With the increasing traffic in the Simpson Desert comes more and more track damage. I’m constantly amazed when I hear people bragging about not letting their tyres down or trying to cross in 2wd, or worse still, towing heavy trailers across that bounce around making huge holes on the steeper dunes.
Why Tyre Pressures Matter
Sometimes you just have to show people the difference between driving on a higher pressure to a lower pressure.
It’s pretty easy to see that by lowering your pressure you put more tread on the ground. More tread spreads the load over a greater area and lessens the potential for sinking into softer ground.
We led our party most of the time and we were jokingly accused of having the easier run each time someone in our group had a little difficulty cresting a dune. So later on, we sat at the rear of our convoy just to prove the point.
Each dune that others had a bit of trouble on we just motored up steadily and without fuss. Tyre pressures certainly contributed and I had the confidence that even if I did have difficulty that I could let them down further without worrying about damaging the tyres or popping the bead.
For our unseasoned desert travellers it took us half the journey just to get them to slow down to desert travel time. Instead of rushing through to get to the other side we finally got them to take it easy and enjoy the journey.
Once out of the desert we had a couple of days in Birdsville before saying our goodbyes to our travelling companions. We however, had not gotten the desert out of our system and decided to do a south to north traverse along the Hay River Track.
Hay River Track
The permit turn around was quick and luckily for us on the third day with permit in hand we headed back out into the desert all alone. Whilst we enjoyed having people with us for this trip it was nice to revert back just to Amanda, myself and the solitude of the desert.
We took 5 days at a leisurely pace heading up the track. On day 2 we encountered famed desert walker Denis Bartell who at 88 years old was out visiting spots he had walked to many years previously, only this time he was being driven in the luxury of a 4WD.
The Hay River Track has way less dunes to traverse and after a day’s driving it curves in and around the swales and then into the flood out of the Hay River itself. On the tracks themselves it is rare to puncture, much less lose a tyre, and we motored along at our 18psi without drama.

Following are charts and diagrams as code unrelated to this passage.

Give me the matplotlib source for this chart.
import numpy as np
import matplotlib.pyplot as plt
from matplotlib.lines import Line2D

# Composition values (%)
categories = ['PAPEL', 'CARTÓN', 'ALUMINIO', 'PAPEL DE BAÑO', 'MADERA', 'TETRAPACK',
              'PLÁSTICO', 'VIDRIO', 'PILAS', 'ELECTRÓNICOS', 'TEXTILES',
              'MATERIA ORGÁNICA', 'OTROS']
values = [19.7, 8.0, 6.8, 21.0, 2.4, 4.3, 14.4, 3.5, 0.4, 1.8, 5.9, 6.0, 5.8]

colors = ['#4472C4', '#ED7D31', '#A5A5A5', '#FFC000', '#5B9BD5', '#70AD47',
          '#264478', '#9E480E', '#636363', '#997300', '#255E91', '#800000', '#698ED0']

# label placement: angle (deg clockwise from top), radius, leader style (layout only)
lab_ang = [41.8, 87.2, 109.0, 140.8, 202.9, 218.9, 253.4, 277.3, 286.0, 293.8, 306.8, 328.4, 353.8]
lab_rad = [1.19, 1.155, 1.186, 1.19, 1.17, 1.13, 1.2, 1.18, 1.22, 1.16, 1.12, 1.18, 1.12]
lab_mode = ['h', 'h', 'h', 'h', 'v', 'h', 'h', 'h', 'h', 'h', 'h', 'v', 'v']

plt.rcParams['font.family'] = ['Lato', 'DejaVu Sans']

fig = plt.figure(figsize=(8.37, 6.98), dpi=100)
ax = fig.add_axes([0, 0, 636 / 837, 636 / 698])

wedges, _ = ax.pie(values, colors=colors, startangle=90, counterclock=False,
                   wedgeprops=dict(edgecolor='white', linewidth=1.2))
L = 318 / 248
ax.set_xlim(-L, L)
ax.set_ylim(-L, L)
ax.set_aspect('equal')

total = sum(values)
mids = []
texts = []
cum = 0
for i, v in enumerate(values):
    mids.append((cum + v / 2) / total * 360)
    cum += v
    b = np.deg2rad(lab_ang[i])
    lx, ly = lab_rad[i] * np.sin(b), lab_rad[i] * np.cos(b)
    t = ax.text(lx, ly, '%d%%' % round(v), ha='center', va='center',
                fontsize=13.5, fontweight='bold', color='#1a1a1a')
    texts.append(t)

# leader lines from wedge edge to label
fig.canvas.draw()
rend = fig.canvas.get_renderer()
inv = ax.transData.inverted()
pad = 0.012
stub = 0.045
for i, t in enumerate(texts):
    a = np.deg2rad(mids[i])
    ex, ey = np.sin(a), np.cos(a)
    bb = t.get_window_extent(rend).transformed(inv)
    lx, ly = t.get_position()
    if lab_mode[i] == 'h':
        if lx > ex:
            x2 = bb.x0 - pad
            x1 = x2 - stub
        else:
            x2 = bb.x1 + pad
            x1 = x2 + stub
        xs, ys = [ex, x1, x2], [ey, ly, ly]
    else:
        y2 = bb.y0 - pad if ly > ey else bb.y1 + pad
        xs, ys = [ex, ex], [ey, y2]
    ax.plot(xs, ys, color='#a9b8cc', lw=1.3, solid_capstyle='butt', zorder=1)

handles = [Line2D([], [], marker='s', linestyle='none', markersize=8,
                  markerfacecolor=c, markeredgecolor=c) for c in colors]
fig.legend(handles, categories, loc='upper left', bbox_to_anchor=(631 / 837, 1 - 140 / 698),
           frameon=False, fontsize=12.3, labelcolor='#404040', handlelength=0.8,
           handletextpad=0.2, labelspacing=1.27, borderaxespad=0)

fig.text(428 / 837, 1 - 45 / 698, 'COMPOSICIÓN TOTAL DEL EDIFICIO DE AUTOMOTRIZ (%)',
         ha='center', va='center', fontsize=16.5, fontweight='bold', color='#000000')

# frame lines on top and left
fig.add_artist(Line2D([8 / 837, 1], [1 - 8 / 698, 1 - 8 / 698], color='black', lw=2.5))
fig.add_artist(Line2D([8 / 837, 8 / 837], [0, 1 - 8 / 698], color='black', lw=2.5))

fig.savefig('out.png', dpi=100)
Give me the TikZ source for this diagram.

Once we got out to the Plenty Highway we aired up to 25psi and stayed on this pressure until we again hit the sealed roads and aired up further to 35psi. Some people we know couldn’t be bothered airing up and down to suit conditions, but we have found that this gives us the best return on tyre wear and tear.
The proof is in the pudding and our previous tyres can attest to this. With any luck so will this set of Coopers and this is why we also recommend Cooper Tires.
We stayed in Alice Springs for a few days catching up with our kids and then started the long drive home. All in all, we had a great trip, complimented by trouble free driving.
Of course, once we got home within a few days we were ready to head off again. I wonder where our next trip will take us.